Tonight's feature is a Halloween favorite, Carnival of Souls, a cult classic made for the ridiculous sum of $30,000. "But despite its flaws, 'Carnival of Souls' is more than just a mere curiosity. Its portrait of a lonely, intrepid rationalist besieged by spirits carries an eerie chill."
What has earned ''Carnival of Souls'' its reputation is the director's knack for building a mood of fatalistic angst in the story of Mary Henry (Candace Hilligoss), a flinty, taciturn organist with Loretta Young cheekbones and a taste for macabre, expressionist keyboard music. After emerging miraculously unscathed from an auto accident that killed both her companions when their car plunged off a bridge, Mary decides to start life over in a new town, in a new job as a church organist. Her change of locale turns into a ''Twilight Zone''-like journey into another plane.
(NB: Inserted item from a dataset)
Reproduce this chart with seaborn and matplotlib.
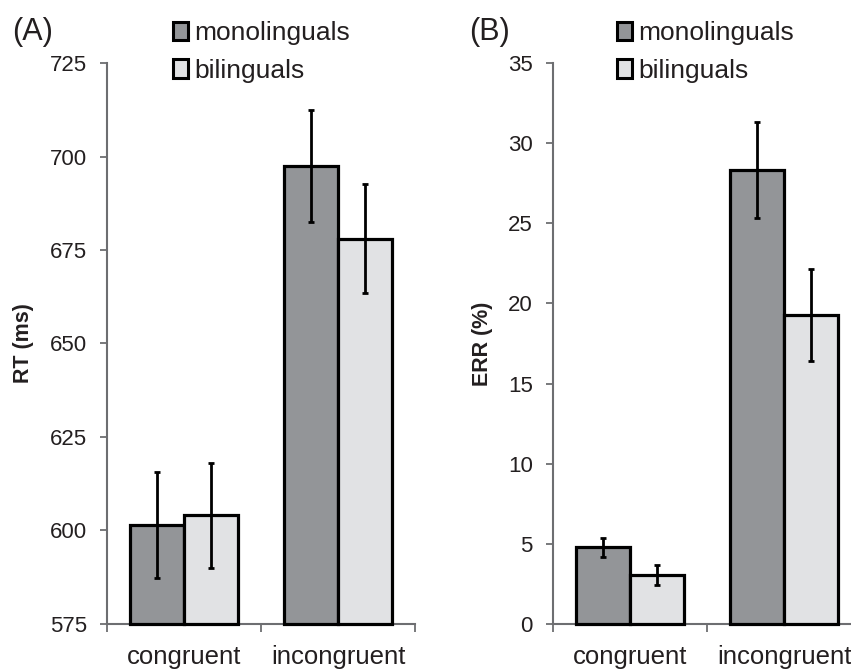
import matplotlib
matplotlib.use("Agg")
import matplotlib.pyplot as plt
from matplotlib.patches import Patch
import seaborn as sns
import pandas as pd

sns.set_style("white")
plt.rcParams['font.family'] = ['Liberation Sans', 'DejaVu Sans']

# data
conditions = ['congruent', 'incongruent']
groups = ['monolinguals', 'bilinguals']
rt_mono = [601.5, 697.5]
rt_bili = [604.0, 678.0]
rt_err_mono = [14.2, 15.0]
rt_err_bili = [14.0, 14.6]
err_mono = [4.77, 28.35]
err_bili = [3.05, 19.3]
err_err_mono = [0.61, 3.0]
err_err_bili = [0.63, 2.87]

colors = {'monolinguals': '#939598', 'bilinguals': '#e1e2e4'}
axis_grey = '#6d6e71'
text_col = '#231f20'


def make_df(mono, bili):
    return pd.DataFrame({
        'condition': conditions * 2,
        'group': [groups[0]] * 2 + [groups[1]] * 2,
        'value': list(mono) + list(bili),
    })


def draw_panel(ax, df, errs, ylim, yticks, ylabel, letter, leg_xy):
    sns.barplot(data=df, x='condition', y='value', hue='group', hue_order=groups,
                palette=colors, width=0.7, errorbar=None, edgecolor='black',
                linewidth=2.3, saturation=1, legend=False, ax=ax)
    # error bars at bar centres
    for cont, e in zip(ax.containers, errs):
        xs = [p.get_x() + p.get_width() / 2 for p in cont]
        hs = [p.get_y() + p.get_height() for p in cont]
        ax.errorbar(xs, hs, yerr=e, fmt='none', ecolor='black', elinewidth=2,
                    capsize=2.5, capthick=2, zorder=5)
    # bars start at the axis floor so their bottom edge shows
    for p in ax.patches:
        top = p.get_y() + p.get_height()
        p.set_y(ylim[0])
        p.set_height(top - ylim[0])
        p.set_clip_on(False)
        p.set_zorder(3)
    ax.set_ylim(*ylim)
    ax.set_xlim(-0.5, 1.5)
    ax.set_yticks(yticks)
    ax.set_xticks([0, 1])
    ax.set_xticks([-0.5, 0.5, 1.5], minor=True)
    ax.tick_params(axis='x', which='major', length=0, labelsize=18.5, pad=15,
                   labelcolor=text_col)
    ax.tick_params(axis='x', which='minor', length=6, width=1.3, color=axis_grey,
                   direction='out', bottom=True)
    ax.tick_params(axis='y', length=5, width=1.3, color=axis_grey, direction='out',
                   labelsize=16, labelcolor=text_col, pad=9.5, left=True)
    ax.set_xlabel('')
    ax.set_ylabel(ylabel, fontsize=15.5, fontweight='bold', color=text_col, labelpad=11)
    for s in ['top', 'right']:
        ax.spines[s].set_visible(False)
    for s in ['left', 'bottom']:
        ax.spines[s].set_color(axis_grey)
        ax.spines[s].set_linewidth(1.5)
    fig = ax.figure
    fig.text(letter[0], letter[1], letter[2], fontsize=22, color=text_col,
             ha='left', va='top')
    handles = [Patch(facecolor=colors[g], edgecolor='black', linewidth=2.2, label=g)
               for g in groups]
    fig.legend(handles=handles, loc='upper left', bbox_to_anchor=leg_xy,
               frameon=False, fontsize=19, handlelength=0.55, handleheight=0.7,
               handletextpad=0.25, labelspacing=0.5, borderaxespad=0,
               borderpad=0, labelcolor=text_col)


fig = plt.figure(figsize=(8.51, 6.69), dpi=100)
ax_a = fig.add_axes([0.1257, 0.0677, 0.362, 0.8377])
ax_b = fig.add_axes([0.6498, 0.0677, 0.362, 0.8377])

draw_panel(ax_a, make_df(rt_mono, rt_bili), [rt_err_mono, rt_err_bili],
           (575, 725), range(575, 726, 25), 'RT (ms)', (0.014, 0.975, '(A)'),
           (0.2035, 0.968))
draw_panel(ax_b, make_df(err_mono, err_bili), [err_err_mono, err_err_bili],
           (0, 35), range(0, 36, 5), 'ERR (%)', (0.551, 0.975, '(B)'),
           (0.7255, 0.968))

fig.savefig('out.png', dpi=100)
Almost from the moment she hits the road, alone in her car, Mary finds herself stalked by a ghoul who is invisible to all but her. She also senses that in some mysterious way he is connected to an abandoned pavilion that she first spies in the distance while driving and whose silhouetted domes awake in her a strange, thirsty curiosity.
From the opening credits that are slanted across the screen at odd angles, to shots of an entranced Mary playing demented organ music in an empty church, to Sidney Berger's leering portrayal of the wolfish lout who occupies the same rooming house, the movie colors everything from a faintly menacing, twisted perspective. (NY Times)
Getting into the Halloween spirit is so easy, because we are living in the era of the ghoul, the exaltation of the bloodsuckers. So every day is halloween.